** begin **

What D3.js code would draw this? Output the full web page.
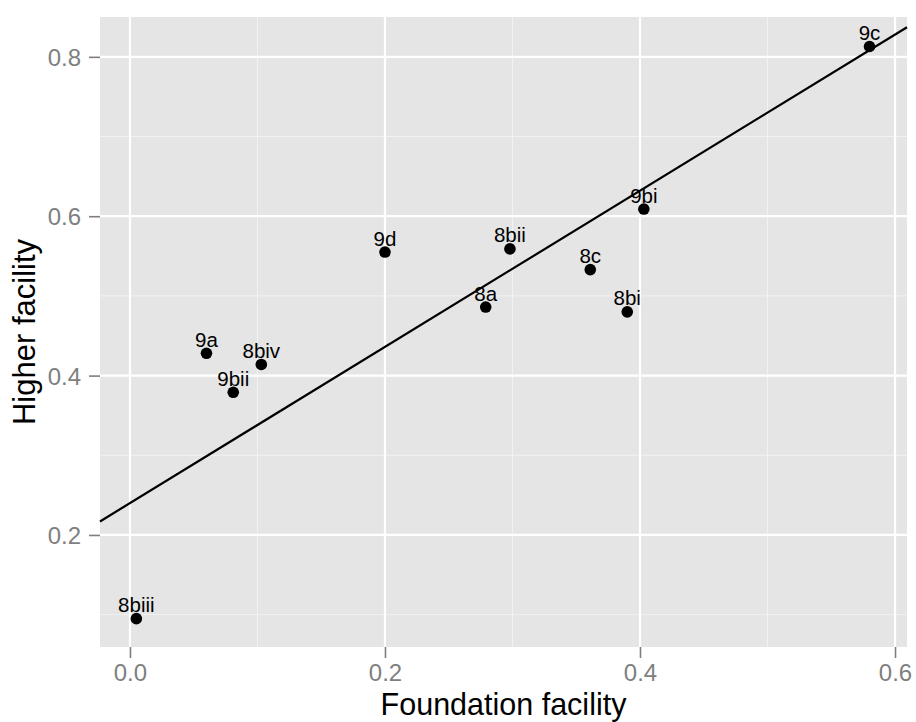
<!DOCTYPE html>
<html>
<head>
<meta charset="utf-8">
<script src="https://cdn.jsdelivr.net/npm/d3@7"></script>
<style>
  html, body { margin: 0; padding: 0; background: #fff; }
  text { font-family: "Liberation Sans", Arial, sans-serif; }
</style>
</head>
<body>
<div id="chart"></div>
<script>
// pontos
const labels = ["8biii", "9a", "8biv", "9bii", "9d", "8bii", "8a", "8c", "8bi", "9bi", "9c"];
const foundation = [0.005, 0.060, 0.103, 0.081, 0.200, 0.298, 0.279, 0.361, 0.390, 0.403, 0.580];
const higher = [0.095, 0.428, 0.414, 0.379, 0.555, 0.559, 0.486, 0.533, 0.480, 0.609, 0.813];

// recta de ajuste (intercepto / declive)
const fitIntercept = 0.240;
const fitSlope = 0.98;

const xTicks = [0.0, 0.2, 0.4, 0.6];
const xMinor = [0.1, 0.3, 0.5];
const yTicks = [0.2, 0.4, 0.6, 0.8];
const yMinor = [0.1, 0.3, 0.5, 0.7];

const width = 916, height = 722;
const margin = { top: 17, right: 9, bottom: 75, left: 100 };

const svg = d3.select("#chart").append("svg")
  .attr("width", width)
  .attr("height", height);

const x = d3.scaleLinear()
  .domain([-0.0235, 0.6094])
  .range([margin.left, width - margin.right]);

const y = d3.scaleLinear()
  .domain([0.0594, 0.850])
  .range([height - margin.bottom, margin.top]);

const [x0, x1] = x.range();
const [y0, y1] = y.range();

// painel cinzento
svg.append("rect")
  .attr("x", x0).attr("y", y1)
  .attr("width", x1 - x0).attr("height", y0 - y1)
  .attr("fill", "#e5e5e5");

const grid = svg.append("g");

grid.selectAll("line.xminor").data(xMinor).join("line")
  .attr("x1", d => x(d)).attr("x2", d => x(d))
  .attr("y1", y1).attr("y2", y0)
  .attr("stroke", "#f2f2f2").attr("stroke-width", 1);

grid.selectAll("line.yminor").data(yMinor).join("line")
  .attr("x1", x0).attr("x2", x1)
  .attr("y1", d => y(d)).attr("y2", d => y(d))
  .attr("stroke", "#f2f2f2").attr("stroke-width", 1);

grid.selectAll("line.xmajor").data(xTicks).join("line")
  .attr("x1", d => x(d)).attr("x2", d => x(d))
  .attr("y1", y1).attr("y2", y0)
  .attr("stroke", "#fff").attr("stroke-width", 2.2);

grid.selectAll("line.ymajor").data(yTicks).join("line")
  .attr("x1", x0).attr("x2", x1)
  .attr("y1", d => y(d)).attr("y2", d => y(d))
  .attr("stroke", "#fff").attr("stroke-width", 2.2);

// eixos
const xAxis = svg.append("g")
  .attr("transform", `translate(0,${y0})`)
  .call(d3.axisBottom(x).tickValues(xTicks).tickFormat(d3.format(".1f")).tickSize(11).tickPadding(6));

const yAxis = svg.append("g")
  .attr("transform", `translate(${x0},0)`)
  .call(d3.axisLeft(y).tickValues(yTicks).tickFormat(d3.format(".1f")).tickSize(11).tickPadding(8));

[xAxis, yAxis].forEach(a => {
  a.select(".domain").remove();
  a.selectAll(".tick line").attr("stroke", "#7f7f7f").attr("stroke-width", 1.6);
  a.selectAll(".tick text")
    .attr("fill", "#7f7f7f")
    .attr("font-size", 24)
    .attr("font-family", "Liberation Sans, Arial, sans-serif");
});
yAxis.selectAll(".tick text").attr("dy", "0.36em");

// linha de ajuste, em todo o painel
const [dx0, dx1] = x.domain();
svg.append("line")
  .attr("x1", x(dx0)).attr("y1", y(fitIntercept + fitSlope * dx0))
  .attr("x2", x(dx1)).attr("y2", y(fitIntercept + fitSlope * dx1))
  .attr("stroke", "#000").attr("stroke-width", 2.2);

const pts = labels.map((l, i) => ({ label: l, fx: foundation[i], hy: higher[i] }));

svg.append("g").selectAll("circle").data(pts).join("circle")
  .attr("cx", d => x(d.fx))
  .attr("cy", d => y(d.hy))
  .attr("r", 5.8)
  .attr("fill", "#000");

svg.append("g").selectAll("text").data(pts).join("text")
  .attr("x", d => x(d.fx))
  .attr("y", d => y(d.hy) - 6.5)
  .attr("text-anchor", "middle")
  .attr("font-size", 20.5)
  .attr("fill", "#000")
  .text(d => d.label);

// títulos dos eixos
svg.append("text")
  .attr("x", (x0 + x1) / 2)
  .attr("y", 715)
  .attr("text-anchor", "middle")
  .attr("font-size", 30.5)
  .attr("fill", "#000")
  .text("Foundation facility");

svg.append("text")
  .attr("transform", `translate(35,${(y0 + y1) / 2}) rotate(-90)`)
  .attr("text-anchor", "middle")
  .attr("font-size", 31)
  .attr("fill", "#000")
  .text("Higher facility");
</script>
</body>
</html>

** end **

→ **Exercise instructions**
Leave the pictures out, and print every line of the listing exactly as written.

→ **Response to this exercise**
What D3.js code would draw this? Output the full web page.
<!DOCTYPE html>
<html>
<head>
<meta charset="utf-8">
<script src="https://cdn.jsdelivr.net/npm/d3@7"></script>
<style>
  html, body { margin: 0; padding: 0; background: #fff; }
  text { font-family: "Liberation Sans", Arial, sans-serif; }
</style>
</head>
<body>
<div id="chart"></div>
<script>
// pontos
const labels = ["8biii", "9a", "8biv", "9bii", "9d", "8bii", "8a", "8c", "8bi", "9bi", "9c"];
const foundation = [0.005, 0.060, 0.103, 0.081, 0.200, 0.298, 0.279, 0.361, 0.390, 0.403, 0.580];
const higher = [0.095, 0.428, 0.414, 0.379, 0.555, 0.559, 0.486, 0.533, 0.480, 0.609, 0.813];

// recta de ajuste (intercepto / declive)
const fitIntercept = 0.240;
const fitSlope = 0.98;

const xTicks = [0.0, 0.2, 0.4, 0.6];
const xMinor = [0.1, 0.3, 0.5];
const yTicks = [0.2, 0.4, 0.6, 0.8];
const yMinor = [0.1, 0.3, 0.5, 0.7];

const width = 916, height = 722;
const margin = { top: 17, right: 9, bottom: 75, left: 100 };

const svg = d3.select("#chart").append("svg")
  .attr("width", width)
  .attr("height", height);

const x = d3.scaleLinear()
  .domain([-0.0235, 0.6094])
  .range([margin.left, width - margin.right]);

const y = d3.scaleLinear()
  .domain([0.0594, 0.850])
  .range([height - margin.bottom, margin.top]);

const [x0, x1] = x.range();
const [y0, y1] = y.range();

// painel cinzento
svg.append("rect")
  .attr("x", x0).attr("y", y1)
  .attr("width", x1 - x0).attr("height", y0 - y1)
  .attr("fill", "#e5e5e5");

const grid = svg.append("g");

grid.selectAll("line.xminor").data(xMinor).join("line")
  .attr("x1", d => x(d)).attr("x2", d => x(d))
  .attr("y1", y1).attr("y2", y0)
  .attr("stroke", "#f2f2f2").attr("stroke-width", 1);

grid.selectAll("line.yminor").data(yMinor).join("line")
  .attr("x1", x0).attr("x2", x1)
  .attr("y1", d => y(d)).attr("y2", d => y(d))
  .attr("stroke", "#f2f2f2").attr("stroke-width", 1);

grid.selectAll("line.xmajor").data(xTicks).join("line")
  .attr("x1", d => x(d)).attr("x2", d => x(d))
  .attr("y1", y1).attr("y2", y0)
  .attr("stroke", "#fff").attr("stroke-width", 2.2);

grid.selectAll("line.ymajor").data(yTicks).join("line")
  .attr("x1", x0).attr("x2", x1)
  .attr("y1", d => y(d)).attr("y2", d => y(d))
  .attr("stroke", "#fff").attr("stroke-width", 2.2);

// eixos
const xAxis = svg.append("g")
  .attr("transform", `translate(0,${y0})`)
  .call(d3.axisBottom(x).tickValues(xTicks).tickFormat(d3.format(".1f")).tickSize(11).tickPadding(6));

const yAxis = svg.append("g")
  .attr("transform", `translate(${x0},0)`)
  .call(d3.axisLeft(y).tickValues(yTicks).tickFormat(d3.format(".1f")).tickSize(11).tickPadding(8));

[xAxis, yAxis].forEach(a => {
  a.select(".domain").remove();
  a.selectAll(".tick line").attr("stroke", "#7f7f7f").attr("stroke-width", 1.6);
  a.selectAll(".tick text")
    .attr("fill", "#7f7f7f")
    .attr("font-size", 24)
    .attr("font-family", "Liberation Sans, Arial, sans-serif");
});
yAxis.selectAll(".tick text").attr("dy", "0.36em");

// linha de ajuste, em todo o painel
const [dx0, dx1] = x.domain();
svg.append("line")
  .attr("x1", x(dx0)).attr("y1", y(fitIntercept + fitSlope * dx0))
  .attr("x2", x(dx1)).attr("y2", y(fitIntercept + fitSlope * dx1))
  .attr("stroke", "#000").attr("stroke-width", 2.2);

const pts = labels.map((l, i) => ({ label: l, fx: foundation[i], hy: higher[i] }));

svg.append("g").selectAll("circle").data(pts).join("circle")
  .attr("cx", d => x(d.fx))
  .attr("cy", d => y(d.hy))
  .attr("r", 5.8)
  .attr("fill", "#000");

svg.append("g").selectAll("text").data(pts).join("text")
  .attr("x", d => x(d.fx))
  .attr("y", d => y(d.hy) - 6.5)
  .attr("text-anchor", "middle")
  .attr("font-size", 20.5)
  .attr("fill", "#000")
  .text(d => d.label);

// títulos dos eixos
svg.append("text")
  .attr("x", (x0 + x1) / 2)
  .attr("y", 715)
  .attr("text-anchor", "middle")
  .attr("font-size", 30.5)
  .attr("fill", "#000")
  .text("Foundation facility");

svg.append("text")
  .attr("transform", `translate(35,${(y0 + y1) / 2}) rotate(-90)`)
  .attr("text-anchor", "middle")
  .attr("font-size", 31)
  .attr("fill", "#000")
  .text("Higher facility");
</script>
</body>
</html>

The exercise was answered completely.